When Maine paramedic Josh Grzyb told George H.W. Bush he wanted to go to medical school, the former president promised to help in any way he could – including writing him a letter of recommendation.
Because of that letter, Grzyb said he was accepted to the Massachusetts College of Pharmacy and Health Science on Thursday, the day before the 41st president died at the age of 94.
Grzyb worked for the Bush family at their Kennebunkport, Maine, home as part of a small team assisting with medical aid and daily living assistance from 2015 to 2017. His duties ranged from administering medication to helping the former president pick out the eclectic socks he was fond of wearing.
During that time, Grzyb, who lost his grandparents at a young age, became close to the Bush family, including some of the children and extended family members.
“Although I worked with President Bush and Barbara Bush, even though I was an employee for them, I still felt like they were the grandparents I never had,” Grzyb told Fox News, adding the couple was “always inquisitive about my life, my relationships and my career.”
Grzyb, who also works as a firefighter and police officer in the area, said he cherishes the times he was able to sit down across the table from Bush as they ate lunch together.
Last year, Grzyb told Bush he hoped to someday go to medical school and become a physician’s assistant and asked if he would be willing to write a letter of recommendation.
“Without hesitation or question thereof, he wanted to see my dream come true, and he wanted to do anything to help in that process,” Grzyb said.
In the letter, which Grzyb provided to Fox News, the president praised the paramedic for his “bedside manner, caring nature and work ethic.”
“Josh has spent his adult life dedicated to public service,” Bush said. “Both Barbara and I have spent a lot of time with Josh, and we think very highly of him. We recommend him without reservation to your medical school. We know he will make a wonderful physician.”
Grzyb found out he was accepted on Thursday – but didn’t get a chance to tell Bush before he died. He said he wished he could have had the opportunity to thank him for his support.
“Although I worked with President Bush and Barbara Bush, even though I was an employee for them, I still felt like they were the grandparents I never had.”
“It was truly an honor and inspiration to work for such a humble man with such reverence and respect,” Grzyb said. “He was a giving, compassionate man, always going out of his way to make a difference, make people laugh no matter how bad he felt.”

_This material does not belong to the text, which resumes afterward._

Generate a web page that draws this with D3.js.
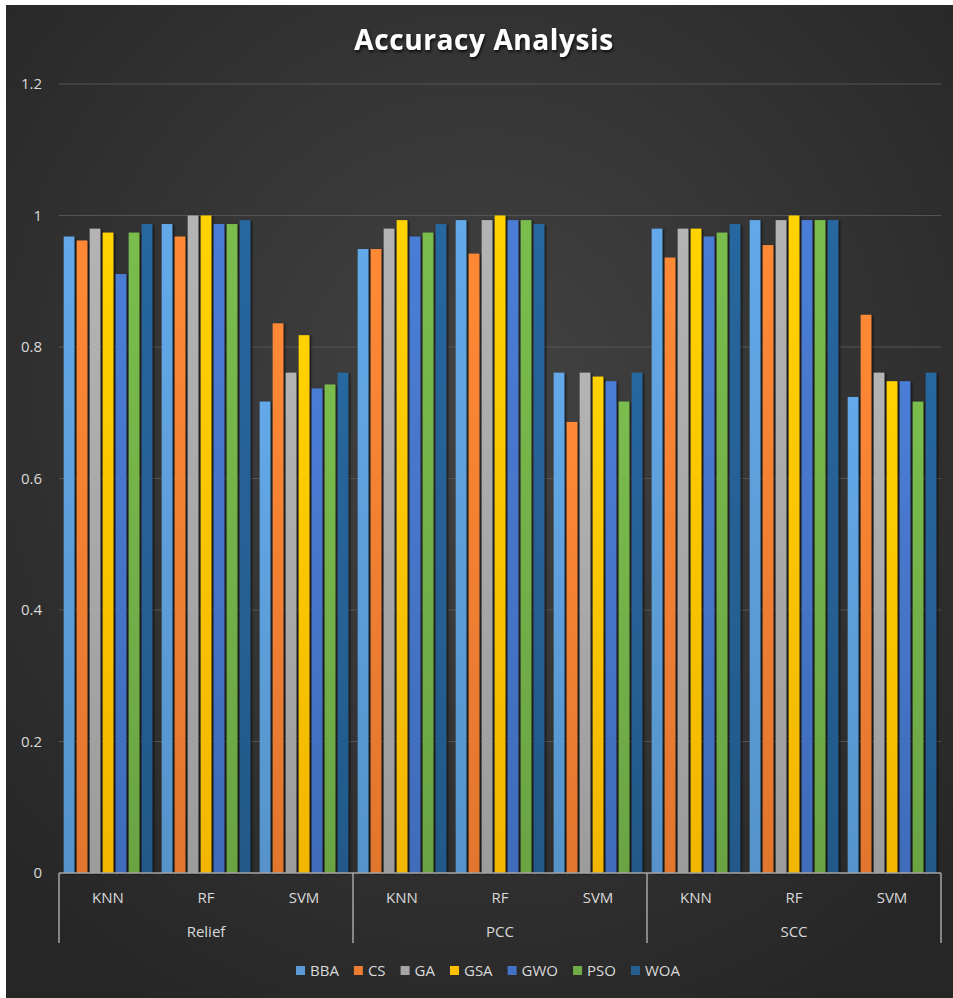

“I just want to say thank you for all his years of service – what he’s done for our country, what he’s done for me,” Grzyb added.
Bush’s casket was flown on Air Force One Monday from Texas to Washington, D.C. He will lie in state at the Capitol rotunda until Wednesday when he will be remembered at a funeral service at the Washington National Cathedral.

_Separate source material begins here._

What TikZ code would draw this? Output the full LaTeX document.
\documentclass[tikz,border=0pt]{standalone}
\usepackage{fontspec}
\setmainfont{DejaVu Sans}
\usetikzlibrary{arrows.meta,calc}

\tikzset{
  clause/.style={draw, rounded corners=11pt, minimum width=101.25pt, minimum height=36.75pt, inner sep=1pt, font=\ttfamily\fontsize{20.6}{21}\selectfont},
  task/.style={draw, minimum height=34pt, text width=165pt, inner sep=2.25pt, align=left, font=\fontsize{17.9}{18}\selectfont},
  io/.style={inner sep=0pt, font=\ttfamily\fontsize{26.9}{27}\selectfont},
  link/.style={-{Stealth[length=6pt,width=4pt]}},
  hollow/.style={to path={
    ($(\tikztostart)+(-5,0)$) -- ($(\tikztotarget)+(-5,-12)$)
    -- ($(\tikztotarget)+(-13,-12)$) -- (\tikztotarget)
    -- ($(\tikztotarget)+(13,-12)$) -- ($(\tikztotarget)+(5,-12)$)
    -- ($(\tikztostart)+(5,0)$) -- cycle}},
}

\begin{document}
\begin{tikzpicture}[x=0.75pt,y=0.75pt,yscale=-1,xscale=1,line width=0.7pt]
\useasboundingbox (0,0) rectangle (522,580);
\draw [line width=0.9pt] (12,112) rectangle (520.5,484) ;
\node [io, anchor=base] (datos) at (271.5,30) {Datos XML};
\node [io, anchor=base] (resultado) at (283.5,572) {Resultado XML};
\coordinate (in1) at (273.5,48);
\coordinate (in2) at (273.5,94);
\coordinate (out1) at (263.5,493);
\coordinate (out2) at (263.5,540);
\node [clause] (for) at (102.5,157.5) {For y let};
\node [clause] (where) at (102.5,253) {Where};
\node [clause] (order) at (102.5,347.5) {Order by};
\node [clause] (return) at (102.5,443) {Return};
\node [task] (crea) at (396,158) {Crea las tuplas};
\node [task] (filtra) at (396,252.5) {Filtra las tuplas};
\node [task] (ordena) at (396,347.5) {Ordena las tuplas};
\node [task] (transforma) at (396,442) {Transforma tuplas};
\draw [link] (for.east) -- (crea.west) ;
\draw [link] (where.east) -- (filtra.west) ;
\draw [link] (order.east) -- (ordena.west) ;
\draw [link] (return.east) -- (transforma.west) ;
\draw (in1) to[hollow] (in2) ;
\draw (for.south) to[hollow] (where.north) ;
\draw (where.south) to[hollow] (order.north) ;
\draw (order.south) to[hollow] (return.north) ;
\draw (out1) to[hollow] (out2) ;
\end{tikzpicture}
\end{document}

Bush will then be taken back to Texas for another service to be buried at the George Bush Presidential Library at Texas A&M University. His final resting place will be alongside Barbara Bush, his wife of 73 years who died in April, and Robin Bush, the daughter they lost to leukemia in 1953 at age 3.
Grzyb said he was invited to attend a send-off at the Andrews Air Force Base later this week. He plans to make the trip and say goodbye to his boss one last time.